例えば経理部員が3人しかいないような小さな会社で、仕訳入力をしたら試算表や元帳などが印刷されるようなPC用のソフトウェアを使っているようなケースで、例えばパソコンルームへの入室制限や個人別IDのアクセス権限の変更管理などが必要でしょうか。ソフトウェアをPCに設定する人とそのPCを利用する人との分離が必要でしょうか。

換言すれば、IT全般統制はそれ自体が財務報告上のリスクに対して直接的に作用するものではないため、先ずはどの程度のリスクを想定してどの程度の全般統制を整備する(裏返せば、どの程度の業務処理統制が機能しないで誤ったデータが生成されるリスクや、悪意によってデータ等が改竄されるリスクを許容する)か経営者による判断が必要ということになります。

一言で経営者による判断というのは簡単ですが、経営者が直接判断するというよりも、ITへの投資予算方針や業務依存方針などを通じて間接的に判断されていると考えればよいでしょう。
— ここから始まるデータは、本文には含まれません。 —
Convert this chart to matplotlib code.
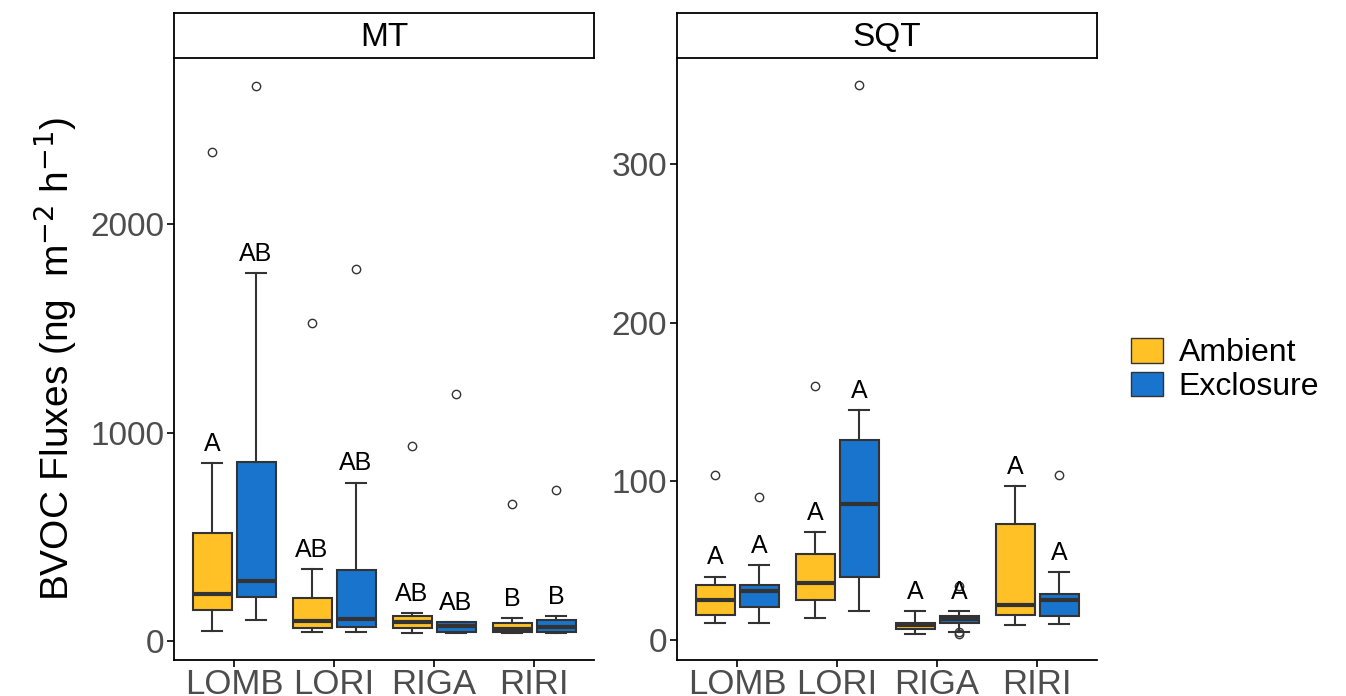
import matplotlib.pyplot as plt
from matplotlib.patches import Patch

plt.rcParams['font.family'] = ['Liberation Sans', 'DejaVu Sans']

sites = ['LOMB', 'LORI', 'RIGA', 'RIRI']
groups = ['Ambient', 'Exclosure']
colors = ['#FFC125', '#1874CD']

# per compound: [site][group] = (whislo, q1, med, q3, whishi, outliers)
mt_stats = [
    [(48, 150, 225, 520, 855, [2345]), (100, 210, 290, 860, 1765, [2660])],
    [(43, 62, 96, 205, 345, [1525]), (43, 67, 105, 340, 760, [1785])],
    [(38, 62, 91, 120, 135, [935]), (38, 43, 72, 91, 91, [1185])],
    [(38, 43, 57, 86, 110, [655]), (38, 43, 67, 100, 120, [725])],
]
mt_letters = [['A', 'AB'], ['AB', 'AB'], ['AB', 'AB'], ['B', 'B']]

sqt_stats = [
    [(11, 16, 25, 35, 40, [104]), (11, 21, 31, 35, 47, [90])],
    [(14, 25, 36, 54, 68, [160]), (18, 40, 86, 126, 145, [350])],
    [(4, 7, 9.5, 11, 18, []), (5, 11, 13, 15, 18, [34, 5, 4])],
    [(9.5, 16, 22, 73, 97, []), (10, 15, 25, 29, 43, [104])],
]
sqt_letters = [['A', 'A'], ['A', 'A'], ['A', 'A'], ['A', 'A']]

fig = plt.figure(figsize=(13.46, 6.96), dpi=100)
W, H = 1346, 696


def panel(x0, title, stats, letters, ylim, yticks, span):
    ax = fig.add_axes([x0 / W, 1 - 660 / H, 420 / W, 602 / H])
    sax = fig.add_axes([x0 / W, 1 - 58 / H, 420 / W, 45 / H])
    sax.set_xticks([]); sax.set_yticks([])
    for s in sax.spines.values():
        s.set_linewidth(1.3)
    sax.text(0.5, 0.45, title, ha='center', va='center', fontsize=24,
             transform=sax.transAxes)
    for i, site in enumerate(stats):
        for j, st in enumerate(site):
            lo, q1, med, q3, hi, fl = st
            pos = i + 1 + (j - 0.5) * 0.44
            ax.bxp([dict(whislo=lo, q1=q1, med=med, q3=q3, whishi=hi, fliers=fl)],
                   positions=[pos], widths=0.39, patch_artist=True,
                   boxprops=dict(facecolor=colors[j], edgecolor='#333333', linewidth=1.5),
                   medianprops=dict(color='#333333', linewidth=3),
                   whiskerprops=dict(color='#333333', linewidth=1.5),
                   capprops=dict(color='#333333', linewidth=1.5),
                   flierprops=dict(marker='o', markerfacecolor='none',
                                   markeredgecolor='#333333', markersize=6))
            ax.text(pos, hi + span * 0.012, letters[i][j], ha='center',
                    va='bottom', fontsize=18)
    ax.set_xlim(0.4, 4.6)
    ax.set_ylim(*ylim)
    ax.set_xticks(range(1, 5))
    ax.set_xticklabels(sites, fontsize=25, color='#4D4D4D')
    ax.set_yticks(yticks)
    ax.set_yticklabels([str(t) for t in yticks], fontsize=24, color='#4D4D4D')
    ax.tick_params(length=5, width=1.2, pad=2)
    ax.tick_params(axis='x', pad=1)
    for s in ['top', 'right']:
        ax.spines[s].set_visible(False)
    for s in ['left', 'bottom']:
        ax.spines[s].set_linewidth(1.3)
    return ax


ax1 = panel(174, 'MT', mt_stats, mt_letters, (-91, 2796), [0, 1000, 2000], 2887)
ax2 = panel(677, 'SQT', sqt_stats, sqt_letters, (-12.6, 367), [0, 100, 200, 300], 380)
ax1.set_ylabel('BVOC Fluxes (ng  m$^{-2}$ h$^{-1}$)', fontsize=28, labelpad=8)

handles = [Patch(facecolor=c, edgecolor='#333333', label=g) for c, g in zip(colors, groups)]
fig.legend(handles=handles, loc='center left', bbox_to_anchor=(1118 / W, 1 - 370 / H),
           frameon=False, fontsize=23, handlelength=1.0, handleheight=0.8,
           labelspacing=0.1, handletextpad=0.5, borderaxespad=0)

fig.savefig('out.png', dpi=100)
私見ではありますが、結局は、不正をどの程度まで想定(類型、頻度、金額)するかということと、不正や誤謬による財務報告上の許容できない虚偽記載がきちんと発見できるかどうかということと相俟って議論しなければ、IT全般統制の深度を議論しても建前論に終始してしまうことになるでしょう。不正や誤謬は防止・発見できるに越したことはありませんし、その可能性はゼロということは論理的に不可能ですので、「リスクが心配だ、だから統制が必要だ」という一側面だけで議論していると、「必要な」統制は一方的に膨らんでいく一方です。制度はリスクの「合理的な軽減」を期待しているに過ぎませんが、システムを業として担う人は、何とか完璧に防止発見しようと努めるでしょう。しかし必ずしも予算がつく(つまり経営者が資源を配分してくれる)とは限りません。また、財務報告上の重要な虚偽記載を防止発見するための統制のレベルと、会社の他の業務を適切に行うための諸活動を維持する統制のレベルとは、自ずと資源配分の重点が異なるはずです。そういった諸々の条件をバランスよく理解して落とし処を探ることが、リスクの評価という行為に他なりません。経営判断とは、リスクとリターンとの比較考量ですから、必ずしもリスクの高い領域が機械的に優先措置されるものとも限りません。それらを会社の中できちんと議論して論点を明らかにして経営者に判断を仰ぎ、さらに経営者の判断を取締役会等において様々な知見を通じて批判検討するという状態が、制度が想定している健全な内部統制の姿であり、ITに関して言えば「IT全社統制」と言われている分野の論点です。


※ちょっと一言
  • ITACで25件サンプルテスト頑張る覚悟があるなら、ITGC評価不要。別に大層なものじゃないと思う - 名無しさん (2010年12月21日 10時23分50秒)
  • そうですね。統制評価に「こうであればよい」とか「こうでなければならない」というのはありませんね。あくまでリスク判断によって変わるものですから。 - 著者より (2014年01月12日 17時48分09秒)

【本文脚注】

  • [1]財務報告統制に範囲を限定しなければ、事業に重大な影響を与えるシステム障害の防止や復旧対策、また破壊的活動からの保護なども目的に挙げることができますが、ここでは割愛します。